-- DATASET CONTENT start --

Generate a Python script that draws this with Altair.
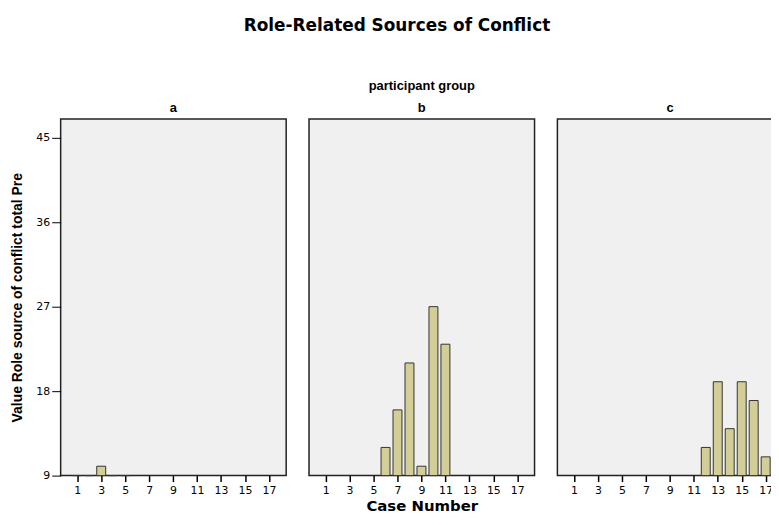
import altair as alt
import pandas as pd

groups = ["a", "a", "a", "a", "a",
          "b", "b", "b", "b", "b", "b",
          "c", "c", "c", "c", "c", "c"]
cases = [1, 2, 3, 4, 5,
         6, 7, 8, 9, 10, 11,
         12, 13, 14, 15, 16, 17]
values = [9, 9, 10, 9, 9,
          12, 16, 21, 10, 27, 23,
          12, 19, 14, 19, 17, 11]
group_names = ["a", "b", "c"]
x_ticks = [1, 3, 5, 7, 9, 11, 13, 15, 17]
y_ticks = [9, 18, 27, 36, 45]

df = pd.DataFrame({"group": groups, "case": cases, "value": values})

SANS = "Liberation Sans"
WIDE = "DejaVu Sans"
FILL = "#D3CE97"
FRAME = "#222222"
H = 359
W = 227
X_DOMAIN = [-0.385, 18.44]


def panel(name, first=False, middle=False):
    sub = df[df["group"] == name]
    x_axis = alt.Axis(values=x_ticks, grid=False, domain=False,
                      tickSize=6, tickColor="#000000", tickWidth=1.5,
                      labelFontSize=11, labelFont=WIDE, labelColor="#000000",
                      labelPadding=3, titleFont=WIDE, titleFontSize=15,
                      titleFontWeight="bold", titleBaseline="alphabetic",
                      titleY=35, titleColor="#000000")
    if first:
        y_axis = alt.Axis(values=y_ticks, grid=False, domain=False,
                          tickSize=9, tickColor="#000000", tickWidth=1,
                          labelFontSize=11, labelFont=WIDE,
                          labelColor="#000000", labelPadding=2,
                          titleFont=SANS, titleFontSize=14,
                          titleFontWeight="bold", titlePadding=11,
                          titleColor="#000000")
        y_title = "Value Role source of conflict total Pre"
    else:
        y_axis = None
        y_title = None
    bars = alt.Chart(sub).mark_bar(
        fill=FILL, stroke="#333333", strokeWidth=1, size=9
    ).encode(
        x=alt.X("case:Q", title="Case Number" if middle else None,
                scale=alt.Scale(domain=X_DOMAIN, nice=False, zero=False,
                                padding=0),
                axis=x_axis),
        y=alt.Y("value:Q", title=y_title,
                scale=alt.Scale(domain=[9, 47], nice=False, zero=False,
                                padding=0),
                axis=y_axis),
        y2=alt.datum(9),
    )
    if middle:
        title = alt.TitleParams(
            text="participant group", subtitle=name, font=SANS, fontSize=13,
            fontWeight="bold", color="#000000", subtitleFont=SANS,
            subtitleFontSize=13, subtitleFontWeight="bold",
            subtitleColor="#000000", subtitlePadding=9, offset=4,
            anchor="middle")
    else:
        title = alt.TitleParams(
            text=name, font=SANS, fontSize=13, fontWeight="bold",
            color="#000000", offset=4, anchor="middle")
    return bars.properties(width=W, height=H, title=title)


chart = alt.hconcat(
    panel("a", first=True),
    panel("b", middle=True),
    panel("c"),
    spacing=21,
).properties(
    title=alt.TitleParams("Role-Related Sources of Conflict", font=WIDE,
                          fontSize=17, fontWeight="bold", color="#000000",
                          offset=45, anchor="middle"),
    # the last panel runs past the right edge of the page, as in the original
    padding={"left": 2, "top": 7, "right": -13, "bottom": 2},
).configure_view(
    fill="#F0F0F0", stroke=FRAME, strokeWidth=1.5
)

chart.save("out.html", embed_options={"renderer": "svg", "actions": False})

-- DATASET CONTENT end --

→ **TASK**: Return only the lines from the start of the data through the line that contains "import pandas as pd", please, copying them exactly and omitting all pictures.

→ **PROBLEM SOLUTION**:
Generate a Python script that draws this with Altair.
import altair as alt
import pandas as pd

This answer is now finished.